Can you hear the surprise in their voices? This is not the response of a wicked, malicious people! They are genuinely shocked that they are not allowed into the Kingdom. All the wonderful miracles in Jesus’ name… all of the work done for the Kingdom culminates into one massive, righteous Rejection.
Nice People and Lawlessness
This should be an incredibly sobering moment in Scripture for all of us. Most of us are pretty nice people. Guess what? There are a lot of nice false prophets too!
Why are they rejected? Why would the Father turn them away?
And then I will declare to them, “I never knew you; depart from Me, you who practice lawlessness!”
The Greek for “lawlessness” is anomia, which is a condition where you are without law.
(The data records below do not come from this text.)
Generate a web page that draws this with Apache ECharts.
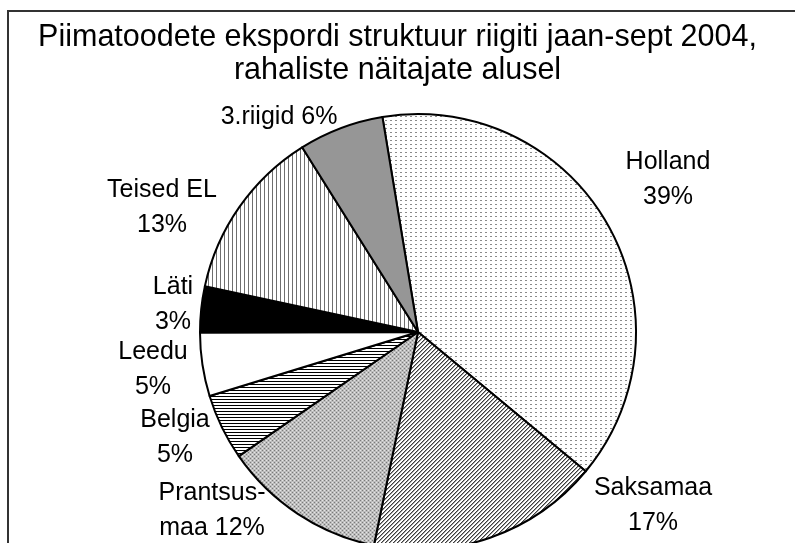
<!DOCTYPE html>
<html>
<head>
<meta charset="utf-8">
<script src="https://cdn.jsdelivr.net/npm/echarts@6/dist/echarts.min.js"></script>
<style>
    html, body { margin: 0; padding: 0; background: #fff; }
    #chart { width: 795px; height: 543px; }
</style>
</head>
<body>
<div id="chart"></div>
<script>
// slices, clockwise from the top
const categories = ['Holland', 'Saksamaa', 'Prantsusmaa', 'Belgia', 'Leedu', 'Läti', 'Teised EL', '3.riigid']
const shares = [38.6, 17.2, 12.1, 4.9, 4.7, 3.4, 12.7, 6.3]
const labelNames = ['Holland', 'Saksamaa', 'Prantsus-', 'Belgia', 'Leedu', 'Läti', 'Teised EL', '3.riigid']
const labelSep = ['\n', '\n', '\nmaa ', '\n', '\n', '\n', '\n', ' ']

// where Excel put each label (centre of the text block)
const labelX = [668, 653, 212, 175, 153, 173, 162, 279]
const labelY = [180, 506, 511, 438, 370, 305, 208, 117]

const FONT = '"Liberation Sans", Arial, sans-serif'

// small fill patterns like the old excel ones
const makePattern = (w, h, draw) => {
    const c = document.createElement('canvas')
    c.width = w
    c.height = h
    const ctx = c.getContext('2d')
    ctx.fillStyle = '#fff'
    ctx.fillRect(0, 0, w, h)
    draw(ctx)
    return { image: c, repeat: 'repeat' }
}

const dotted = makePattern(5, 4, ctx => {
    ctx.fillStyle = '#8a8a8a'
    ctx.fillRect(0, 0, 2, 1)
})
const diagonal = makePattern(4, 4, ctx => {
    for (let i = 0; i < 4; i++) {
        ctx.fillStyle = '#3c3c3c'
        ctx.fillRect(3 - i, i, 1, 1)
        ctx.fillStyle = '#a0a0a0'
        ctx.fillRect((4 - i) % 4, i, 1, 1)
    }
})
const checker = makePattern(4, 4, ctx => {
    ctx.fillStyle = '#bdbdbd'
    ctx.fillRect(0, 0, 4, 4)
    ctx.fillStyle = '#7a7a7a'
    ctx.fillRect(0, 0, 1, 1)
    ctx.fillRect(2, 2, 1, 1)
    ctx.fillStyle = '#e6e6e6'
    ctx.fillRect(2, 0, 1, 1)
    ctx.fillRect(0, 2, 1, 1)
})
const horizontal = makePattern(3, 3, ctx => {
    ctx.fillStyle = '#000'
    ctx.fillRect(0, 0, 3, 1)
})
const vertical = makePattern(4, 4, ctx => {
    ctx.fillStyle = '#6f6f6f'
    ctx.fillRect(0, 0, 1, 4)
})

const fills = [dotted, diagonal, checker, horizontal, '#ffffff', '#000000', vertical, '#969696']

const chart = echarts.init(document.getElementById('chart'), null, { renderer: 'canvas' })

let pie_data = []
for (let i = 0; i < categories.length; i++) {
    pie_data.push({
        name: categories[i],
        value: shares[i],
        itemStyle: { color: fills[i] }
    })
}

const option = {
    backgroundColor: '#fff',
    animation: false,
    title: {
        text: 'Piimatoodete ekspordi struktuur riigiti jaan-sept 2004,\nrahaliste näitajate alusel',
        left: 'center',
        top: 16,
        textStyle: {
            fontFamily: FONT,
            fontWeight: 'normal',
            fontSize: 30.5,
            lineHeight: 33,
            color: '#000'
        }
    },
    graphic: [
        {
            type: 'rect',
            shape: { x: 8, y: 11, width: 800, height: 600 },
            style: { fill: 'none', stroke: '#333', lineWidth: 2 },
            silent: true
        }
    ],
    series: [
        {
            type: 'pie',
            center: [418, 332],
            radius: 218,
            startAngle: 99.4,
            clockwise: true,
            percentPrecision: 0,
            avoidLabelOverlap: false,
            itemStyle: {
                borderColor: '#000',
                borderWidth: 2
            },
            label: {
                show: true,
                position: 'outside',
                color: '#000',
                fontFamily: FONT,
                fontSize: 25,
                lineHeight: 35,
                align: 'center',
                formatter: p => labelNames[p.dataIndex] + labelSep[p.dataIndex] + p.percent + '%'
            },
            labelLine: { show: false },
            labelLayout: p => ({
                x: labelX[p.dataIndex],
                y: labelY[p.dataIndex],
                align: 'center',
                verticalAlign: 'middle'
            }),
            emphasis: { disabled: true },
            data: pie_data
        }
    ]
}

chart.setOption(option)
</script>
</body>
</html>
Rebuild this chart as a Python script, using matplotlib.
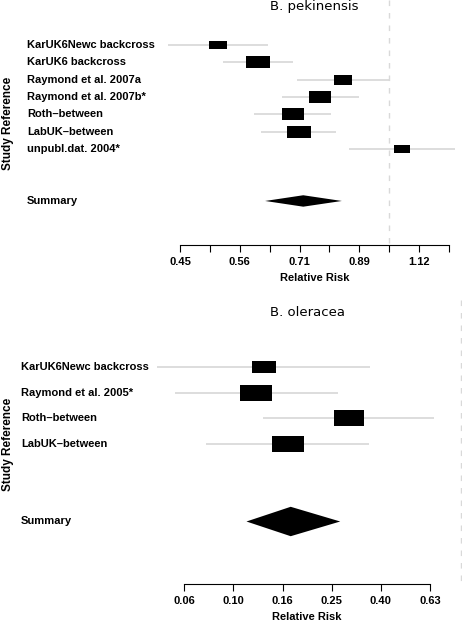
import numpy as np
import matplotlib
matplotlib.use('Agg')
import matplotlib.pyplot as plt
from matplotlib.path import Path
import matplotlib.transforms as mtransforms

# B. pekinensis
pek_studies = ['KarUK6Newc backcross', 'KarUK6 backcross', 'Raymond et al. 2007a',
               'Raymond et al. 2007b*', 'Roth\u2013between', 'LabUK\u2013between',
               'unpubl.dat. 2004*']
pek_rr = [0.518, 0.604, 0.837, 0.767, 0.689, 0.705, 1.051]
pek_lo = [0.427, 0.527, 0.702, 0.661, 0.594, 0.610, 0.856]
pek_hi = [0.628, 0.691, 1.000, 0.890, 0.798, 0.814, 1.288]
pek_summary = [0.718, 0.620, 0.833]
pek_ticklabels = ['0.45', '', '0.56', '', '0.71', '', '0.89', '', '1.12', '']

# B. oleracea
ole_studies = ['KarUK6Newc backcross', 'Raymond et al. 2005*', 'Roth\u2013between',
               'LabUK\u2013between']
ole_rr = [0.133, 0.124, 0.294, 0.166]
ole_lo = [0.049, 0.058, 0.132, 0.077]
ole_hi = [0.360, 0.266, 0.655, 0.357]
ole_summary = [0.171, 0.113, 0.272]
ole_ticklabels = ['0.06', '0.10', '0.16', '0.25', '0.40', '0.63']

LAB = dict(family='Liberation Sans', fontweight='bold', fontsize=8)
# 2:1 rectangle marker for the study boxes
BOX = Path([(-1, -0.5), (1, -0.5), (1, 0.5), (-1, 0.5), (-1, -0.5)],
           [Path.MOVETO, Path.LINETO, Path.LINETO, Path.LINETO, Path.CLOSEPOLY])


def forest(ax, title, studies, rr, lo, hi, summary, ticks, ticklabels, axis_y,
           label_x, box_max, diamond_h, title_y, ref_x=None):
    rr, lo, hi = np.array(rr), np.array(lo), np.array(hi)
    n = len(studies)
    rows = np.arange(n)
    sum_row = n + 2
    ax.set_xscale('log')
    blend = mtransforms.blended_transform_factory(ax.transAxes, ax.transData)

    # reference line (RR = 1, or right edge when 1 is off the scale)
    top = ax.get_ylim()[1]
    if ref_x is None:
        ax.plot([1.0, 1.0], [top, axis_y], color='#d9d9d9', lw=1,
                ls=(0, (4, 5)), zorder=1)
    else:
        ax.plot([ref_x, ref_x], [top, axis_y], color='#d9d9d9', lw=1,
                ls=(0, (4, 5)), transform=blend, zorder=1, clip_on=False)

    # confidence intervals and boxes (box size ~ precision)
    prec = 1 / np.log(hi / lo)
    rel = prec / prec.max()
    ax.hlines(rows, lo, hi, color='#d3d3d3', lw=1.1, zorder=2)
    for y, r, s in zip(rows, rr, rel):
        ax.plot(r, y, marker=BOX, ms=box_max * s, mew=0, color='black', zorder=3)

    # summary diamond
    est, slo, shi = summary
    ax.fill([slo, est, shi, est],
            [sum_row, sum_row - diamond_h, sum_row, sum_row + diamond_h],
            color='black', lw=0, zorder=3)

    # study labels
    for y, s in zip(rows, studies):
        ax.text(label_x, y, s, transform=blend, ha='left', va='center', **LAB)
    ax.text(label_x, sum_row, 'Summary', transform=blend, ha='left', va='center', **LAB)
    ax.text(8.5 / 462, sum_row / 2, 'Study Reference', transform=blend, rotation=90,
            ha='center', va='center', family='Liberation Sans', fontweight='bold',
            fontsize=8.5)

    # x axis
    for sp in ['top', 'right', 'left']:
        ax.spines[sp].set_visible(False)
    ax.spines['bottom'].set_position(('data', axis_y))
    ax.spines['bottom'].set_bounds(ticks[0], ticks[-1])
    ax.spines['bottom'].set_linewidth(0.8)
    ax.set_xticks(ticks)
    ax.set_xticklabels(ticklabels)
    ax.xaxis.set_minor_locator(plt.NullLocator())
    ax.tick_params(axis='x', direction='out', length=5, width=0.8, pad=3.5)
    for t in ax.get_xticklabels():
        t.set_fontfamily('Liberation Sans')
        t.set_fontweight('bold')
        t.set_fontsize(8)
    ax.set_yticks([])
    mid = np.sqrt(ticks[0] * ticks[-1])
    ax.annotate('Relative Risk', (mid, axis_y), xytext=(0, -23.5),
                textcoords='offset points', ha='center', va='center', **LAB)
    ax.text(mid, title_y, title, ha='center', va='center', family='DejaVu Sans',
            fontsize=9.5)


fig = plt.figure(figsize=(4.62, 6.22), dpi=100)

# top panel covers pixel rows 0..300, bottom 300..622
ax1 = fig.add_axes([0, 1 - 300 / 622, 1, 300 / 622])
ax2 = fig.add_axes([0, 0, 1, 322 / 622])
ax1.set_ylim((300 - 45) / 17.33, -45 / 17.33)
ax1.set_xlim(10 ** -0.651, 10 ** 0.1216)
ax2.set_ylim((622 - 366.7) / 25.8, (300 - 366.7) / 25.8)
ax2.set_xlim(10 ** -1.950, 10 ** -0.0698)

pek_ticks = 10 ** (-0.35 + 0.05 * np.arange(len(pek_ticklabels)))
ole_ticks = 10 ** (-1.2 + 0.2 * np.arange(len(ole_ticklabels)))

forest(ax1, 'B. pekinensis', pek_studies, pek_rr, pek_lo, pek_hi, pek_summary,
       pek_ticks, pek_ticklabels, (245 - 45) / 17.33, 27 / 462, 17.8, 0.33, -2.2)
forest(ax2, 'B. oleracea', ole_studies, ole_rr, ole_lo, ole_hi, ole_summary,
       ole_ticks, ole_ticklabels, (584 - 366.7) / 25.8, 21 / 462, 23.0, 0.57, -2.1,
       ref_x=0.998)

fig.savefig('out.png', dpi=100)
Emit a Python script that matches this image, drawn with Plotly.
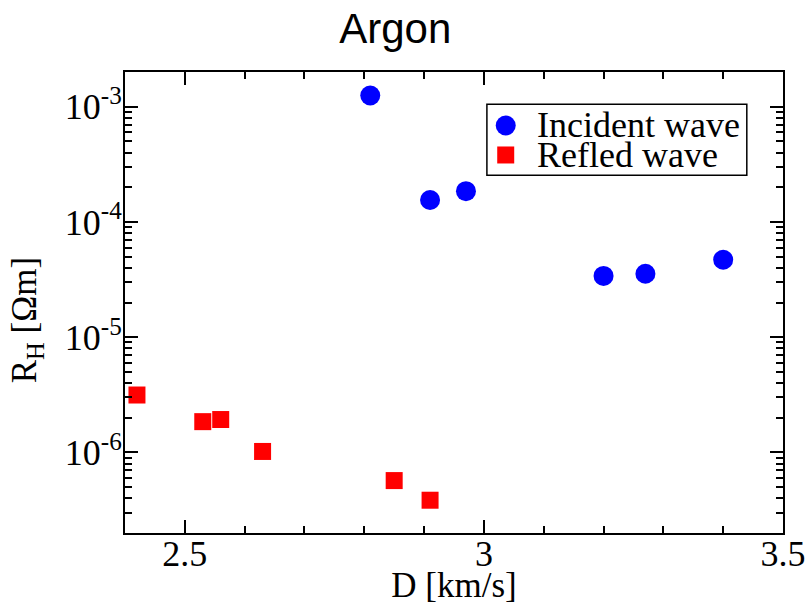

Most of us have been taught that this is a general kind of lawlessness, as in being criminal in our actions, or indulging in a general sort of sin. But the root of the Word goes much deeper. The root is anomos, which is being in a state without GOD’S LAW.
I realize the last sentence may raise some red flags for some of you. And to try to list out (and explain) the handful of verses that most Christians use to support a law abolishing paradigm is well beyond the scope of this article. For now, we need to understand that, according to the words of Jesus, “practicing lawlessness” (practicing a lifestyle devoid of God’s Law) will keep the false prophets (and you) out of the Kingdom.
Jesus explicitly warned us to watch for false prophets and to avoid being deceived by their deceptive teaching. It’s easy to spot the false prophets who are obviously way off the map. It’s not so easy to spot the nice false prophet, who genuinely seems to be doing the work of the Kingdom. It’s even more difficult when we realize that the fruit of the false prophet may be sprouting in our own lives.
Most of us have spent quite some time looking for false prophets among an obviously wicked group of people. But we need to comprehend that a modern day false prophet is not necessarily intentional in his or her deceit, but rather is an unwitting contributor to their own destruction. May we not be counted among their number.